Court of Appeal overturns Keno Stubbs’ gun conviction

By LYNAIRE MUNNINGS

Tribune Staff Reporter

lmunnings@tribunemedia.net

THE Court of Appeal has quashed the firearm and ammunition convictions of Keno Stubbs, ruling that a magistrate failed to grapple with major contradictions in the evidence of the two police officers whose testimony formed the backbone of the prosecution’s case.

The appellate court said Magistrate Lennox Coleby did not give adequate reasons for accepting the officers’ evidence despite clear inconsistencies on critical points, including where the officers were standing when they claimed to have seen Stubbs, what kind of tree or stump the gun was allegedly hidden in, and how the weapon was retrieved.

The court found that the omission made the verdict unsafe.

Stubbs had been convicted on February 13, 2024, of possession of an unlicensed firearm and possession of ammunition. He was sentenced that same day to four years in prison on the firearm charge and two years on the ammunition charge, to run concurrently.

The prosecution’s case was that, on January 1, 2021, police officers, acting on information, went to house number 17 Hamilton Street with a search warrant. According to the Crown’s case, two officers later went to the rear of the property, where they claimed they saw Stubbs come out of the house with a firearm in his right hand and place it in a tree in the yard. He was then arrested and charged.

The magistrate accepted the prosecution’s case, describing the police witnesses as credible and competent and their evidence as cogent and compelling. He also found that the defence had not discharged the evidential burden placed on it under the Firearms Act.

But the Court of Appeal said the record showed significant contradictions in the officers’ accounts on matters that went to the heart of the case.

One officer said he and another officer were in a neighbouring yard, separated from Stubbs’ yard by a fence, when they saw the accused with the firearm. He described the tree as taller than the house and full of branches. He also said the appellant climbed a little before placing the gun in the tree and that the senior officer later climbed the tree to retrieve it.
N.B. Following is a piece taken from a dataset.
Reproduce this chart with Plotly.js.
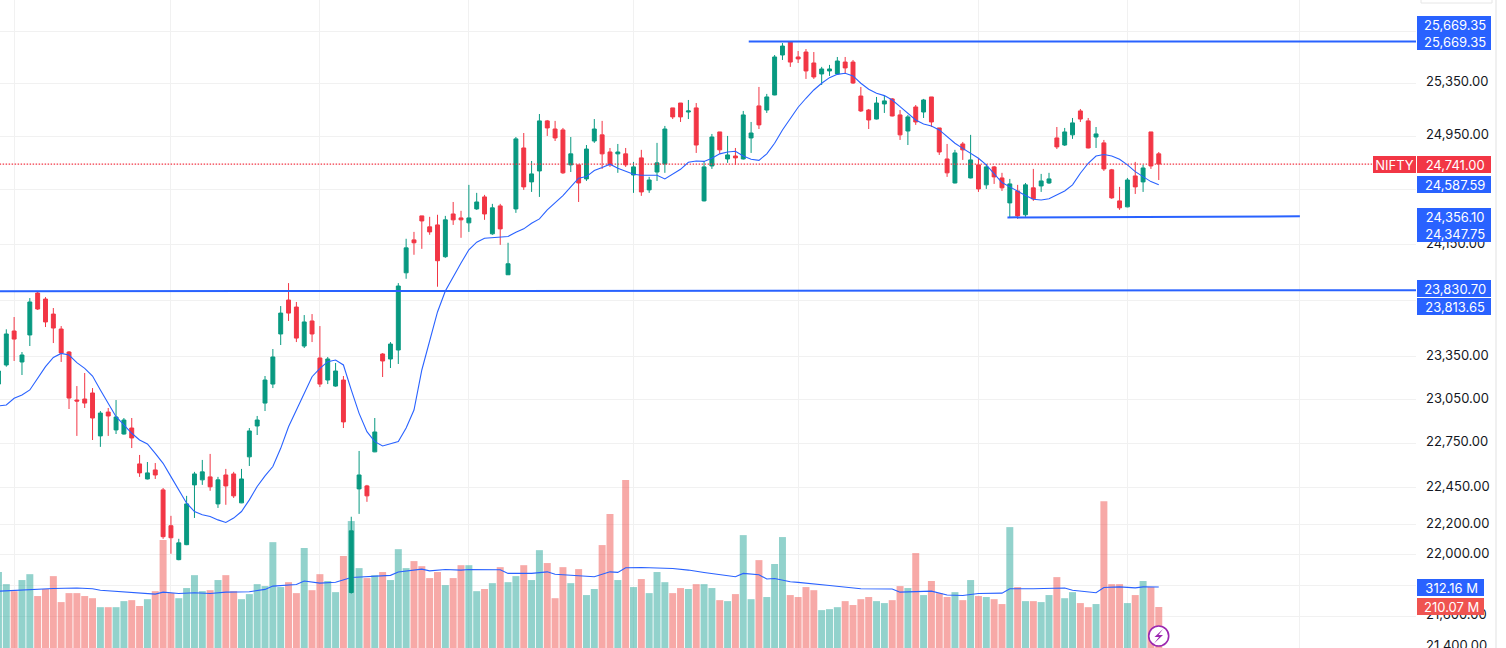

The other officer gave a sharply different version. He said they never left Stubbs’ yard and that there was no fence between them and the accused. He described the location where the gun was hidden not as a large tree but as what appeared to be a coconut tree that had been thrown down and partially cut in half, with no branches. He said he did not climb a tree in the ordinary sense, but instead reached into the trunk or stump and recovered the weapon.

The appellate judges said those conflicting descriptions were not minor. They said it was difficult to understand how the two main witnesses could differ so sharply on evidence of such importance in a case that depended largely on their direct eyewitness testimony.

The court also found that the magistrate failed to address those discrepancies both when rejecting a no-case submission and when delivering his final ruling. It said a tribunal of fact had a duty to consider the case as a whole, including contradictory evidence, and explain how it resolved those issues before convicting.

While Stubbs raised other complaints on appeal, including arguments about the search warrant, the wanted poster, delay, note-taking, and claims that he was not told of his right to appeal, the court rejected those grounds.

The judges said any issues surrounding the search warrant did not affect the outcome because the prosecution's case did not depend on evidence found through the warrant. Instead, it rested on the officers’ claim that they directly saw Stubbs with the firearm. The court also found no merit in the complaint that the magistrate failed to advise Stubbs of his appeal rights, saying the record showed that he did.

The appeal first came before the court as an application for an extension of time to appeal. The judges granted that extension in the interests of justice before considering the substantive case.

Having found the convictions unsafe, the court allowed the appeal and quashed them. Because of that ruling, it said there was no need to consider Stubbs’ separate challenge to the sentence.